I am fascinated (and perplexed, disturbed, frightened, mesmerized) that human beings exist in a constant state of paradox: urban/wilderness, modern/primitive, light/dark, choice/restriction, freedom/slavery, love/fear, creation/destruction, and on and on. The journey of jazz from its roots in distant, ancient rural locales to its present identification as something strictly urban, perfectly distilled by Ms. Mitchell, is analogous to the journey of homo sapiens: ‘Through huts through Harlem though jails and gospel pews, through the class on Park and the trash on Vine, through Europe and the deep, deep heart of Dixie blue, through savage progress cuts the jungle line.’ It doesn't get more paradoxical than "savage progress": In terms of evolution, we are great apes with computers, cars and guns.
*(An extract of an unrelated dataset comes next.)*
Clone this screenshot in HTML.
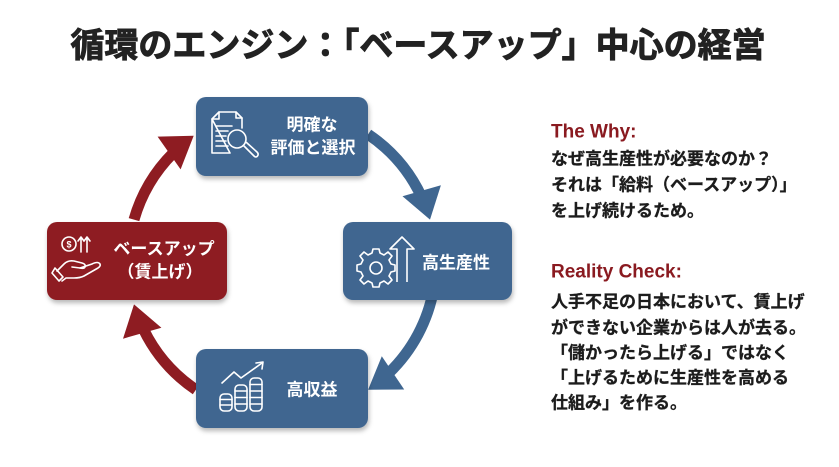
<!DOCTYPE html>
<html>
<head>
<meta charset="utf-8">
<style>
  html,body{margin:0;padding:0;background:#ffffff;}
  body{width:839px;height:467px;overflow:hidden;}
  svg{display:block;}
  text{font-family:"Liberation Sans","Noto Sans CJK JP",sans-serif;font-weight:bold;}
</style>
</head>
<body>
<svg width="839" height="467" viewBox="0 0 839 467" xmlns="http://www.w3.org/2000/svg">
  <defs>
    <filter id="sh" x="-10%" y="-10%" width="125%" height="140%">
      <feDropShadow dx="1" dy="3" stdDeviation="2.5" flood-color="#000" flood-opacity="0.28"/>
    </filter>
  </defs>

  <!-- Title -->
  <text x="418" y="46" font-size="34" fill="#222" stroke="#222" stroke-width="0.9" text-anchor="middle" dominant-baseline="central">循環のエンジン：「ベースアップ」中心の経営</text>

  <!-- Arrows -->
  <path d="M368.1,134.3 A154,154 0 0 1 421.6,196.9" stroke="#3f6690" stroke-width="11" fill="none"/>
  <polygon points="430,219.6 440.9,185.3 402.5,196.3" fill="#3f6690"/>

  <path d="M433.7,288.7 A154,154 0 0 1 389.0,372.8" stroke="#3f6690" stroke-width="11" fill="none"/>
  <polygon points="368.1,389.7 404.2,389.5 381.8,356.3" fill="#3f6690"/>

  <path d="M195.9,389.7 A154,154 0 0 1 143.6,329.5" stroke="#8e1c22" stroke-width="11" fill="none"/>
  <polygon points="134,304.4 123,338.7 161.4,327.7" fill="#8e1c22"/>

  <path d="M134,219.6 A154,154 0 0 1 173.1,153.1" stroke="#8e1c22" stroke-width="11" fill="none"/>
  <polygon points="193.7,135.8 157.6,136.6 180.6,169.4" fill="#8e1c22"/>

  <!-- Boxes -->
  <rect x="196" y="97" width="172" height="79" rx="10" fill="#3f6690" filter="url(#sh)"/>
  <rect x="343" y="222" width="169" height="78" rx="10" fill="#3f6690" filter="url(#sh)"/>
  <rect x="47" y="222" width="180" height="78" rx="10" fill="#8e1c22" filter="url(#sh)"/>
  <rect x="196" y="349" width="172" height="79" rx="10" fill="#3f6690" filter="url(#sh)"/>

  <!-- Top box icon: document + magnifier -->
  <g stroke="#fff" stroke-width="1.6" fill="none" stroke-linejoin="round" stroke-linecap="round">
    <path d="M219,112 L236,112 L242,118 L242,128 M230,153 L212,153 L212,119 Z" />
    <path d="M212,119 L219,112 L219,119 Z"/>
    <path d="M236,112 L236,118 L242,118"/>
    <line x1="216" y1="126" x2="232" y2="126"/>
    <line x1="216" y1="131" x2="228" y2="131"/>
    <line x1="216" y1="136" x2="226" y2="136"/>
    <line x1="216" y1="141" x2="226" y2="141"/>
    <line x1="216" y1="146" x2="228" y2="146"/>
    <circle cx="237" cy="139" r="9"/>
    <path d="M243.5,145.5 L254,156 Q256,158 257.5,156 Q259,154 257,152 L246.5,142.5"/>
  </g>
  <text x="312" y="125" font-size="17" fill="#fff" text-anchor="middle" dominant-baseline="central">明確な</text>
  <text x="313" y="148" font-size="17" fill="#fff" text-anchor="middle" dominant-baseline="central">評価と選択</text>

  <!-- Right box icon: gear + arrow -->
  <g stroke="#fff" stroke-width="1.6" fill="none" stroke-linejoin="round">
    <path d="M373,255 L379,255 L380,259 L384,261 L388,258 L392,262 L389,266 L391,270 L395,271 L395,277 L391,278 L389,282 L392,286 L388,290 L384,287 L380,289 L379,293 L373,293 L372,289 L368,287 L364,290 L360,286 L363,282 L361,278 L357,277 L357,271 L361,270 L363,266 L360,262 L364,258 L368,261 L372,259 Z" transform="translate(0,-6)"/>
    <circle cx="376" cy="268" r="6"/>
    <path d="M397,282 L397,249 L390,249 L402,237 L414,249 L407,249 L407,282"/>
  </g>
  <text x="456" y="263" font-size="17" fill="#fff" text-anchor="middle" dominant-baseline="central">高生産性</text>

  <!-- Left box icon: hand + coin -->
  <g stroke="#fff" stroke-width="1.6" fill="none" stroke-linejoin="round" stroke-linecap="round">
    <circle cx="69" cy="244" r="7"/>
    <text x="69" y="244.5" font-size="9" fill="#fff" stroke="none" text-anchor="middle" dominant-baseline="central">$</text>
    <path d="M81,252 L81,238 M78,241 L81,237 L84,241"/>
    <path d="M87,252 L87,238 M84,241 L87,237 L90,241"/>
    <path d="M57,271 L64,264 Q68,260 74,261 L82,263 Q86,264 85,267 Q84,269 80,268 L72,267"/>
    <path d="M80,268 L92,264 Q98,261 100,264 Q101,266 98,268 L84,276 Q80,278 74,278 L66,278 L62,281"/>
    <path d="M55,268 L63,277 L59,281 L52,273 Z"/>
  </g>
  <text x="164" y="249" font-size="17" fill="#fff" text-anchor="middle" dominant-baseline="central">ベースアップ</text>
  <text x="160" y="272" font-size="17" fill="#fff" text-anchor="middle" dominant-baseline="central">（賃上げ）</text>

  <!-- Bottom box icon: coin stacks + trend -->
  <g stroke="#fff" stroke-width="1.6" fill="none" stroke-linejoin="round" stroke-linecap="round">
    <path d="M222,383 L234,372 L241,378 L262,363"/>
    <path d="M256,363 L263,362 L262,369"/>
    <rect x="220" y="394" width="12" height="17" rx="4"/>
    <line x1="220" y1="399.5" x2="232" y2="399.5"/>
    <line x1="220" y1="405" x2="232" y2="405"/>
    <rect x="235" y="385" width="12" height="26" rx="4"/>
    <line x1="235" y1="391" x2="247" y2="391"/>
    <line x1="235" y1="397.5" x2="247" y2="397.5"/>
    <line x1="235" y1="404" x2="247" y2="404"/>
    <rect x="250" y="378" width="12" height="33" rx="4"/>
    <line x1="250" y1="384.5" x2="262" y2="384.5"/>
    <line x1="250" y1="391" x2="262" y2="391"/>
    <line x1="250" y1="397.5" x2="262" y2="397.5"/>
    <line x1="250" y1="404" x2="262" y2="404"/>
  </g>
  <text x="312" y="390" font-size="17" fill="#fff" text-anchor="middle" dominant-baseline="central">高収益</text>

  <!-- Right side text -->
  <text x="551" y="132" font-size="19" fill="#8a1a20" dominant-baseline="central">The Why:</text>
  <g font-size="17" fill="#1c1c1c" stroke="#1c1c1c" stroke-width="0.3">
    <text x="551" y="159" dominant-baseline="central">なぜ高生産性が必要なのか？</text>
    <text x="551" y="185" dominant-baseline="central">それは「給料（ベースアップ）」</text>
    <text x="551" y="211" dominant-baseline="central">を上げ続けるため。</text>
  </g>

  <text x="551" y="272" font-size="19" fill="#8a1a20" dominant-baseline="central">Reality Check:</text>
  <g font-size="17" fill="#1c1c1c" stroke="#1c1c1c" stroke-width="0.3">
    <text x="551" y="302" dominant-baseline="central">人手不足の日本において、賃上げ</text>
    <text x="551" y="328" dominant-baseline="central">ができない企業からは人が去る。</text>
    <text x="551" y="353" dominant-baseline="central">「儲かったら上げる」ではなく</text>
    <text x="551" y="378" dominant-baseline="central">「上げるために生産性を高める</text>
    <text x="551" y="403" dominant-baseline="central">仕組み」を作る。</text>
  </g>
</svg>
</body>
</html>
Our ability to create brilliance is equal to our ability to create horror. We are not yet wired to see and accept responsibility for the consequences of our actions. Until each of has the ability to take full responsibility for the consequences of our thoughts, words and actions, we will continue to struggle with our paradoxical condition and our addictions, and we will continue to make the planet more and more uninhabitable. Judging only by my own struggles, Divine intervention is the only hope for faster evolution. Savage progress indeed.